Me van a permitir que empiece este artículo contradiciendo a Lewis Carroll en la reputada voz de Humpty Dumpty: la cuestión no estriba solo en saber quién manda —algo, no lo dudo, que puede ser tremendamente efectivo—, también reside en el valor de la palabra y en su poder para ordenar y transformar al menos la realidad que nos circunda. Es el lenguaje “performativo”, aquel que no solo descubre o explica la realidad sino que tiene la capacidad de modificarla o alterarla. Decir “te quiero”, por ejemplo, lo cambia todo. O debe cambiarlo todo. Hubo un tiempo en que la palabra tenía tanto valor como los hechos. Los juristas aragoneses introdujeron un matiz: “callen barbas y hablen cartas”, pero el lenguaje performativo seguía siendo el mismo, perseguía igual fin se plasmara de manera oral o escrita: un compromiso para implicarse en la realidad como paso previo para transmutarla. Existe el delito de perjurio y no el de descripción paisajística inexacta, y eso significa algo, añade el filósofo Fernado Savater, fiel defensor del lenguaje performativo. Es el ejemplo más radical de la palabra como compromiso, como instrumento revolucionario. Pero no me importan tanto las consecuencias jurídicas como el hecho de la asunción de una obligación a través simplemente de la palabra dada. Es una de las características del ser humano que no comparte con ningún otro sujeto de la creación. Otra es cambiar la realidad en la que se desenvuelve sabiendo que la primera realidad es la que crece en el interior de cada cual, en esa esfera en teoría ingobernable que son los sentimientos, una amalgama de sensaciones y conceptos alejada de las emociones pasajeras y hasta cierto punto traidoras. Por eso decir “te quiero” adquiere un innegable matiz agitador, rebelde, activista; puede cambiarlo todo, modificar la realidad próxima —la primera que cuenta— con la fuerza de un ciclón o la contundencia de un puñetazo de mármol en el pecho de un adolescente. Ello obliga, cómo no, a ser extremadamente cuidadoso con lo que se dice y con cuándo se dice: toda palabra bien dicha encierra en sí un riesgo y una amenaza.
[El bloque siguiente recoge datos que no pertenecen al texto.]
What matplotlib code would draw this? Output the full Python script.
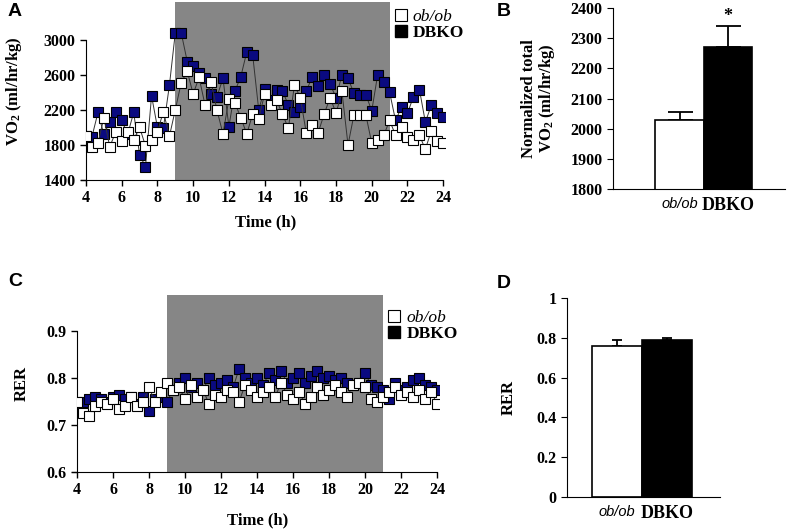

Ya sé que no concuerdo con el sentido del momento, ahora que las emociones fluyen con la rapidez de una anguila y se transmiten incluso cuando no han tenido tiempo de aposentarse y de convertirse en sentimiento o en concepto. Pero los tesoros no tienen por qué pertenecer al común, sino a la inmensa minoría que los protege y cuida como a la niña de sus ojos. Vuelvan a permitirme que hoy siga comprometido a que cuando pronuncie la palabra “diálogo” signifique que pretendo llegar a un acuerdo entre dos posturas dispares y no sea una añagaza de lo políticamente correcto con fines publicitarios o con fines espurios, y que entienda que cuando se dice “no” es que “no” y no “depende” o “luego ya se verá”; así no habría lugar al equívoco, ni a la tiranía de los instintos ni al machamartillo machista. Y, por lo tanto, siguiendo con la lógica, que cuando diga “te quiero” vaya destinado a cambiar el mundo, mi mundo más próximo, y que ello sea señal inequívoca de que yo he cambiado previamente.
Quienes creemos que la verdad es escurridiza, que se nos escapa como una sanguijuela juguetona, nos queda el remedio de la palabra como verdad —no menor— que sale de dentro con la intención de empapar todo lo de fuera, aunque a la postre esta actitud no a todos contente: no hay concordia sin secreto ni, por lo que se ve, paraíso sin mentira, o al menos, sin apariencia.
Las palabras, además, requieren de cierto formalismo y necesitan absoluta firmeza. Por eso las ceremonias son importantes a la hora de usarlas, de asumirlas como compromiso. Entonces la forma se convierte en contenido, acción presente que pretende proyectarse hacia el futuro. Las medias tintas sobran. “Te quiero” son dos palabras sencillas pero su carga explosiva es total. O sí o no. Nunca a medias. “Si sí, sí, e si non, non”, que se decía antes en los juramentos ante el rey castellano. Ahora la cosa no pinta bien. Los parlamentarios juran o prometen de una manera rocambolesca —en realidad no se sabe si se han comprometido con la Constitución o con quién o con qué— y el valor del “te quiero” dura lo que dura el chat. Y eso en una época en que no existen las ataduras y el futuro no se prevé, sino que se construye. Si lo porvenir es una abstracción y el pasado una carga al menos que el presente quepa en el estrecho, hermoso, revolucionario, margen de una o de dos palabras.